• Supplied material
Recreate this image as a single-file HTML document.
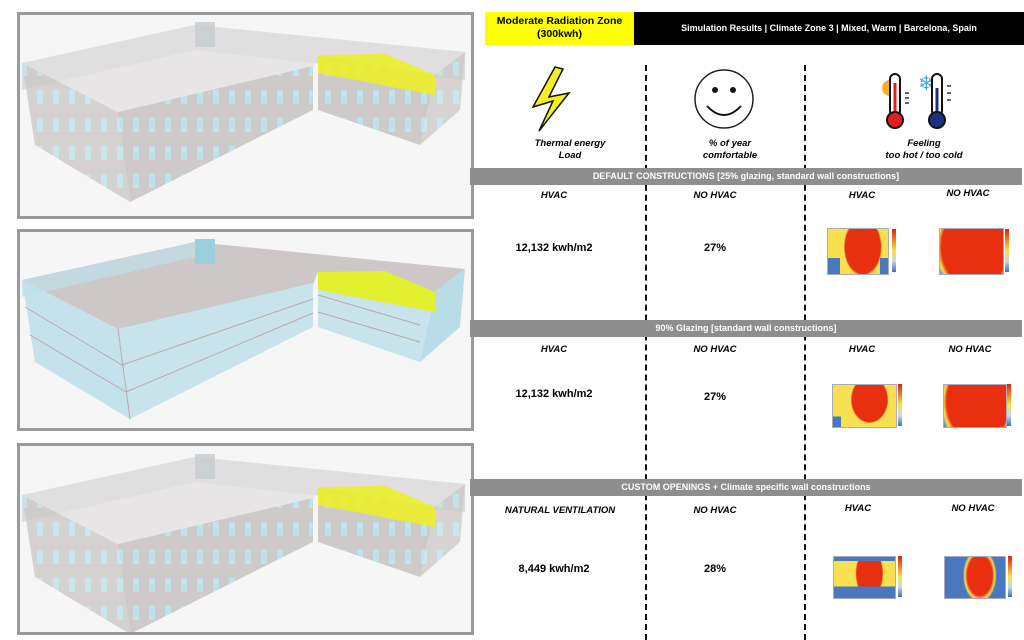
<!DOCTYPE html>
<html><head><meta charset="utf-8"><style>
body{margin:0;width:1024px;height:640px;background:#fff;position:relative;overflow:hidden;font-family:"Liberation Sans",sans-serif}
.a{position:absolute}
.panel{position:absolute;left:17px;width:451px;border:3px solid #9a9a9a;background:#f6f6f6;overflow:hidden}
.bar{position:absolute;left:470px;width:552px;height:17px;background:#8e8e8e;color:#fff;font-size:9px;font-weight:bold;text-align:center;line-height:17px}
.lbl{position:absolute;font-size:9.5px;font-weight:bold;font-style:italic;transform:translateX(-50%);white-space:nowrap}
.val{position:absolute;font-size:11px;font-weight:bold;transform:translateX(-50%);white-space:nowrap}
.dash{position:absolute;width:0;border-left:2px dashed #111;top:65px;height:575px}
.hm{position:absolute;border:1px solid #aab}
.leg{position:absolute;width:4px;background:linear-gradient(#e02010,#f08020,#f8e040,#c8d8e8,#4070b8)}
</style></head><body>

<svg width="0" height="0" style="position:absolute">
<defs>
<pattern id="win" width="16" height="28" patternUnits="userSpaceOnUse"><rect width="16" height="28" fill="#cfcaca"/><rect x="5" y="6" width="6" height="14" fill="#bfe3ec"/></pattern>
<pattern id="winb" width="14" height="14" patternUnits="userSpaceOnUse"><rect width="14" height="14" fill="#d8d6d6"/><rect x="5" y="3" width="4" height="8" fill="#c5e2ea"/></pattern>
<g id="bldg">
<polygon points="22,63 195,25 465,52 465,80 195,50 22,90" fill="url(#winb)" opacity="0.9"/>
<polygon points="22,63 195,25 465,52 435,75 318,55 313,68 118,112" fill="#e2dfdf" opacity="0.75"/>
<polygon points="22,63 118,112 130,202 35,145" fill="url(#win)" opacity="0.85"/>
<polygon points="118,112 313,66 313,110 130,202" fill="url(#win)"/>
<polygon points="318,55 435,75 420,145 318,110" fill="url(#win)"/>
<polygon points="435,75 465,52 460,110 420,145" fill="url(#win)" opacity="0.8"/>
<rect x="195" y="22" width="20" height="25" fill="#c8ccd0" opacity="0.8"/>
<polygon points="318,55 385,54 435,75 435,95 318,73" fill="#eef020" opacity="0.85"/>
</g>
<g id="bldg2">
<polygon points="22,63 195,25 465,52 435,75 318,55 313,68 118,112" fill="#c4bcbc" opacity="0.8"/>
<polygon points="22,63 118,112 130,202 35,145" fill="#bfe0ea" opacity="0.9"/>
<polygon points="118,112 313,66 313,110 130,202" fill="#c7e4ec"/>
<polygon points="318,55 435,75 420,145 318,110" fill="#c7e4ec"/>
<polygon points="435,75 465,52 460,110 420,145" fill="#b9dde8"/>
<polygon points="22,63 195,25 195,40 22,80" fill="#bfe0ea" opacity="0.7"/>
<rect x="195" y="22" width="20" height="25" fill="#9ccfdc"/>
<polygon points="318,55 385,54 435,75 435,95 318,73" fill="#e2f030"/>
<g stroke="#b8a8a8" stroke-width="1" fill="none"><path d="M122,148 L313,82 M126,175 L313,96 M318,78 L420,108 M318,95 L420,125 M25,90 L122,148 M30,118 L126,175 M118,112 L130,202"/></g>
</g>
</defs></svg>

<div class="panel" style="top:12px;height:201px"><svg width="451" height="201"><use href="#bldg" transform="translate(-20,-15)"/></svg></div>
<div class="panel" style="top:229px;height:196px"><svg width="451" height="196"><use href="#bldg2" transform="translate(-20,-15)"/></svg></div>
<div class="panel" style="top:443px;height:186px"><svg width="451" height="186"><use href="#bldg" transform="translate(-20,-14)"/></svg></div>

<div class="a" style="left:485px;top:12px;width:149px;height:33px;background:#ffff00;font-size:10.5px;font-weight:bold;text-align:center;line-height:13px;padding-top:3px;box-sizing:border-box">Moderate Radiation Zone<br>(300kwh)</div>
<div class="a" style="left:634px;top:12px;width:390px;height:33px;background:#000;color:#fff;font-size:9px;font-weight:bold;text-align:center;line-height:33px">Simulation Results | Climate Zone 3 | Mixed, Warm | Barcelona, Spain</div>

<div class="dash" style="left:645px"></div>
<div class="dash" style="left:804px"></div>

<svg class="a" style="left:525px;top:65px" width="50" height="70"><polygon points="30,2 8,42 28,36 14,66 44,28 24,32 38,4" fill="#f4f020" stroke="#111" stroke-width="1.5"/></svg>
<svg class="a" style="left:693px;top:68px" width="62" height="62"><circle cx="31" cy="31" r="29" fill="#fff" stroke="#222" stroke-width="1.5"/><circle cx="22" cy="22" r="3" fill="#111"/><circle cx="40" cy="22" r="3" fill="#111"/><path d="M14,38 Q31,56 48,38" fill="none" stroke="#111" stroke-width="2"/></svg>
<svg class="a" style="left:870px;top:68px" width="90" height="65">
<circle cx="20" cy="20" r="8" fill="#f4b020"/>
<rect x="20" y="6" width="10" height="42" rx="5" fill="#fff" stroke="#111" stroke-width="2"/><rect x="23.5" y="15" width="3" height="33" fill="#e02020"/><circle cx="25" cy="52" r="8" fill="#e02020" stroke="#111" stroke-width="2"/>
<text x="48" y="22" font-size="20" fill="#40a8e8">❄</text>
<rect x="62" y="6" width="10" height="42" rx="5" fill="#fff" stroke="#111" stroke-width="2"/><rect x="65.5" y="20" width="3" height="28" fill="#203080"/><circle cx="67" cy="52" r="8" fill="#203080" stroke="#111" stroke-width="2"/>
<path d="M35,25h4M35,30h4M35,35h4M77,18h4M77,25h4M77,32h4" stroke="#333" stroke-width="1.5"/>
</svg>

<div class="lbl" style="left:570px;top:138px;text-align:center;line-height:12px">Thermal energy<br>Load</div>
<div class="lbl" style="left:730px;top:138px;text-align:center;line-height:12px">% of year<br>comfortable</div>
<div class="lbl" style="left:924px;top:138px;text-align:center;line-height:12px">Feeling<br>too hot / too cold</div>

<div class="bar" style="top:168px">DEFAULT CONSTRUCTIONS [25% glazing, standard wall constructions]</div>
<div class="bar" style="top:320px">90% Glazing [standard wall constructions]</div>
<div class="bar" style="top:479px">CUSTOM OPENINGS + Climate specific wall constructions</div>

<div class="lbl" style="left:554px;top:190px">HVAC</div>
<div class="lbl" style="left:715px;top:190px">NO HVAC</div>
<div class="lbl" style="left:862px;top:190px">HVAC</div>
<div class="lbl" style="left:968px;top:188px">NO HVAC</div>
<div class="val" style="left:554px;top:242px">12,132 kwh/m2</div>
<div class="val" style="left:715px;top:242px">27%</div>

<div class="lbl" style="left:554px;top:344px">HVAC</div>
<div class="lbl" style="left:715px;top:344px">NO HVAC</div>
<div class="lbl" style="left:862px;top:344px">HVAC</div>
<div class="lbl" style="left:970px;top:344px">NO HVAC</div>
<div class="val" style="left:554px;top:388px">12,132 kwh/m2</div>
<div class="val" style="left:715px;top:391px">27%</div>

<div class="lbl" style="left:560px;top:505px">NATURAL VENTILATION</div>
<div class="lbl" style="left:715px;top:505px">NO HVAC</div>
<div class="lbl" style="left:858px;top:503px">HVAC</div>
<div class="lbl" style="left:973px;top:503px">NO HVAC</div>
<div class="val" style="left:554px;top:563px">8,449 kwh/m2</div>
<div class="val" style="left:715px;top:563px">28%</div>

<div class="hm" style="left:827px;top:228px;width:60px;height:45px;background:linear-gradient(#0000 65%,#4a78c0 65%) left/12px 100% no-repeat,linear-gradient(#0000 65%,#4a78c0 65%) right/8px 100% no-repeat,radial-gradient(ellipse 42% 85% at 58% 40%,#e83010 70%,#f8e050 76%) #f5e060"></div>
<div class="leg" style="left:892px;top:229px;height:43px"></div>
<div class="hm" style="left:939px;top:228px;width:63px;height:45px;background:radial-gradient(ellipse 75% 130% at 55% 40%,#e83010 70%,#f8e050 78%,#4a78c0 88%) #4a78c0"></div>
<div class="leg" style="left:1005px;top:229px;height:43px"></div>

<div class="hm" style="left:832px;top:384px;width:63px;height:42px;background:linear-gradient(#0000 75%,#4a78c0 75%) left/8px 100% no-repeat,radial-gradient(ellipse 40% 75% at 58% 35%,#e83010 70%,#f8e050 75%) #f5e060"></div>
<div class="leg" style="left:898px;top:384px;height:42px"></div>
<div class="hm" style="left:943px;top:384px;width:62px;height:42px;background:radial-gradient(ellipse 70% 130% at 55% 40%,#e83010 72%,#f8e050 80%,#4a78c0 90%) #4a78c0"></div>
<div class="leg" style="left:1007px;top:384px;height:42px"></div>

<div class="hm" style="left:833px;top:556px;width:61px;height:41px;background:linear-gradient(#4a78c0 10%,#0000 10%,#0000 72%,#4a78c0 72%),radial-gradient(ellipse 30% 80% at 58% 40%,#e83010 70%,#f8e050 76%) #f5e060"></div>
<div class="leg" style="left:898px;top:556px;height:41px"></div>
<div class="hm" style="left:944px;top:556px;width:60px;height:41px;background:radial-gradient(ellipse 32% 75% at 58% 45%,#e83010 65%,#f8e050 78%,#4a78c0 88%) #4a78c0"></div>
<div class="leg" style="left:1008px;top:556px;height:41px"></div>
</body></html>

• Directions for this task
Pictures are excluded; extract exactly the lines from the start of the data through the line that holds "</style></head><body>", both ends included.

• Solution
Recreate this image as a single-file HTML document.
<!DOCTYPE html>
<html><head><meta charset="utf-8"><style>
body{margin:0;width:1024px;height:640px;background:#fff;position:relative;overflow:hidden;font-family:"Liberation Sans",sans-serif}
.a{position:absolute}
.panel{position:absolute;left:17px;width:451px;border:3px solid #9a9a9a;background:#f6f6f6;overflow:hidden}
.bar{position:absolute;left:470px;width:552px;height:17px;background:#8e8e8e;color:#fff;font-size:9px;font-weight:bold;text-align:center;line-height:17px}
.lbl{position:absolute;font-size:9.5px;font-weight:bold;font-style:italic;transform:translateX(-50%);white-space:nowrap}
.val{position:absolute;font-size:11px;font-weight:bold;transform:translateX(-50%);white-space:nowrap}
.dash{position:absolute;width:0;border-left:2px dashed #111;top:65px;height:575px}
.hm{position:absolute;border:1px solid #aab}
.leg{position:absolute;width:4px;background:linear-gradient(#e02010,#f08020,#f8e040,#c8d8e8,#4070b8)}
</style></head><body>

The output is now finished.